Indian Institute of Technology, Kharagpur
Department of Industrial and Systems Engineering
Syllabus for Statistical Learning with Applications (IM31202)
Course Title: Statistical Learning with Applications (IM31202)
Credits: 3-1-0 (4 Credits)
Instructor: Sayak Roychowdhury, PhD; Assistant Professor; Department of Industrial &
Systems Engineering
Contact: Tel: 84754; email: sroychowdhury@iem.iitkgp.ac.in
TA: Bhosale Akshay Tanaji, Research Scholar (ISE), bhosaleakshay78@iitkgp.ac.in
Course Objective: With the explosion of “Big Data” problems, statistical learning has
become relevant in many scientific areas as well as marketing, finance, and other business
disciplines. This is true for system engineering and operations management problems as well.
This course is created for ISE undergraduate students as a core subject, to introduce the
fundamental techniques of statistical learning and applications in the industrial engineering
domain. It will cover feature engineering, data driven analytical, predictive, classification and
tree models. The course will help the students to develop necessary skills to derive key
insights from data using the concepts of statistical learning.

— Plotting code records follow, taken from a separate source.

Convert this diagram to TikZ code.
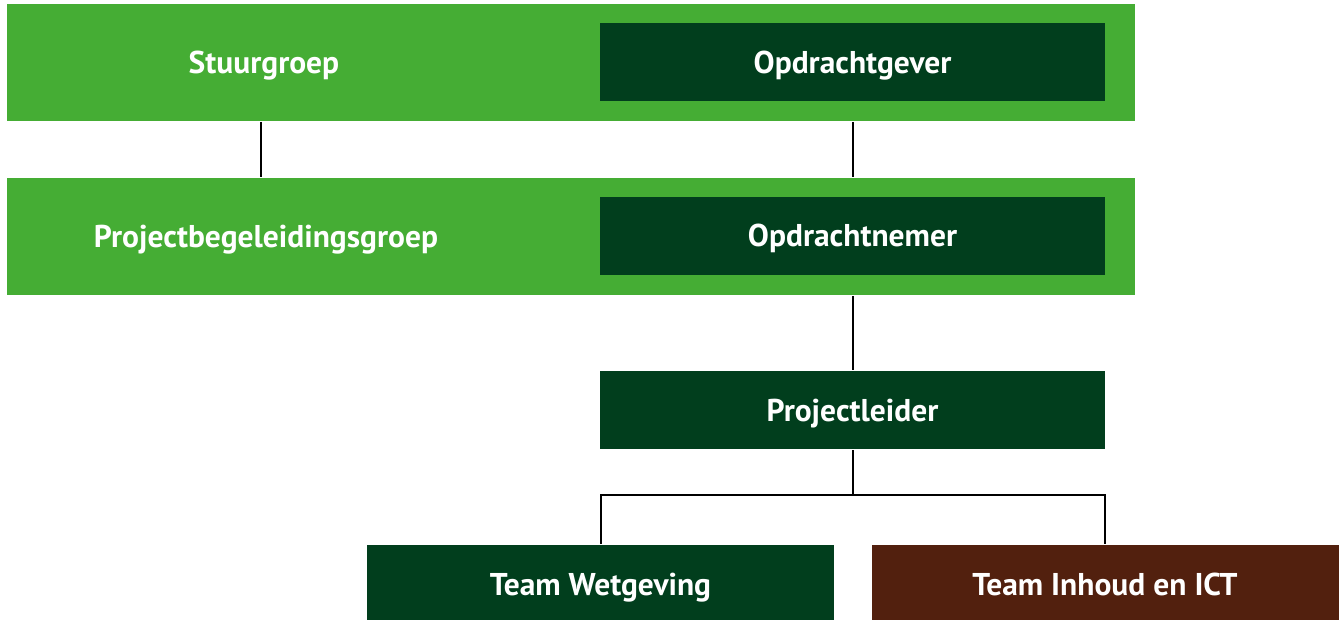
\documentclass[tikz,border=0pt]{standalone}
\usepackage{fontspec}
\setmainfont{PT Sans}
\usepackage{xcolor}
\usetikzlibrary{positioning}
\definecolor{lichtgroen}{RGB}{69,173,52}
\definecolor{donkergroen}{RGB}{1,62,29}
\definecolor{bruin}{RGB}{82,32,14}

\begin{document}
\begin{tikzpicture}[x=1pt,y=-1pt,line width=2pt,
		band/.style={fill=lichtgroen,minimum width=1128pt,minimum height=117pt,inner sep=0pt},
		rol/.style={fill=donkergroen,text=white,font=\fontsize{31.5}{36}\selectfont\bfseries,text height=22pt,text depth=0pt,minimum width=505pt,minimum height=78pt,inner sep=0pt},
		team/.style={rol,minimum width=467pt,minimum height=78pt},
		label/.style={text=white,font=\fontsize{31.5}{36}\selectfont\bfseries,text height=22pt,text depth=0pt,inner sep=0pt}]
			\useasboundingbox (0,0) rectangle (1341,620);
			\node[band] (b1) at (571,62.5) {};
			\node[band] (b2) at (571,236.5) {};
			\node[rol] (og) at (852.5,62.5) {Opdrachtgever};
			\node[rol] (on) at (852.5,236) {Opdrachtnemer};
			\node[rol] (pl) at (852.5,410) {Projectleider};
			\node[team] (tw) at (600.5,584) {Team Wetgeving};
			\node[team,fill=bruin] (ti) at (1105,584) {Team Inhoud en ICT};
			\node[label] (sg) at (264,62.5) {Stuurgroep};
			\node[label] (pbg) at (266,236.5) {Projectbegeleidingsgroep};
			\coordinate (split) at (852.5,495);
	
			\draw 	([xshift=-3pt]sg |- b1.south) -- ([xshift=-3pt]sg |- b2.north)
					(og |- b1.south) -- (on |- b2.north)
					(on |- b2.south) -- (pl.north)
					(pl.south) -- (split)
					(tw.north) |- (split) -| (ti.north);
			\end{tikzpicture}
\end{document}
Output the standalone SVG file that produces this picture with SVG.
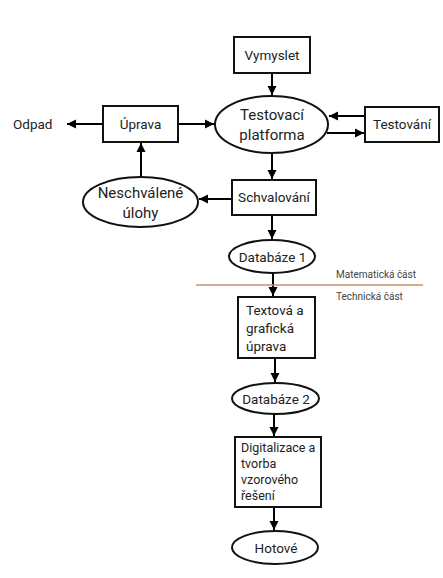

Text Book: James, G., Witten, D., Hastie, T., & Tibshirani, R. An Introduction to
Statistical Learning , 2nd Edition, New York: springer.
Reference Books:
Hastie, T., Tibshirani, R., & Friedman, J. (2009). The elements of statistical learning: data
mining, inference, and prediction. Springer Science & Business Media.
Leskovec, J., Rajaraman, A., & Ullman, J. D. (2020). Mining of massive data sets.
Cambridge university press.
Haykin, S. S. (2009). Neural networks and learning machines/Simon Haykin.
Bishop, C. M. (2006). Pattern Recognition and Machine learning. Springer.
Course Content:
Introduction Statistical Learning (Week 1)
What Is Statistical Learning, Why Estimate f? , How Do We Estimate f? Maximum
Likelihood Estimation,
Model Interpretability, Supervised Versus Unsupervised Learning, Regression Versus
Classification Problems, Assessing Model Accuracy, Measuring the Quality of Fit ,
Bias-Variance Trade-Off , The Classification, Case Examples in industrial and systems
engineering.
Linear Regression (Week 2)
Simple Linear Regression, Multiple Linear Regression , Estimating the Coefficients,
Assessing the Accuracy of the Model , Qualitative Predictors, Extensions of the Linear
Model, Potential Problems, Case Examples
Classification (Week 3-4)
Overview, Logistic Regression, Multiple Logistic Regression, Logistic Regression for >2
Response Classes,
Linear Discriminant Analysis, Bayes’ Theorem for Classification, Linear Discriminant
Analysis for p=1, p>1,
Quadratic Discriminant Analysis, Comparison of Classification Methods, Case Examples
Resampling Methods (Week 5)
Cross-Validation , k-Fold Cross-Validation , Bootstrap
Case Examples
Model Selection and Regularization (Week 6)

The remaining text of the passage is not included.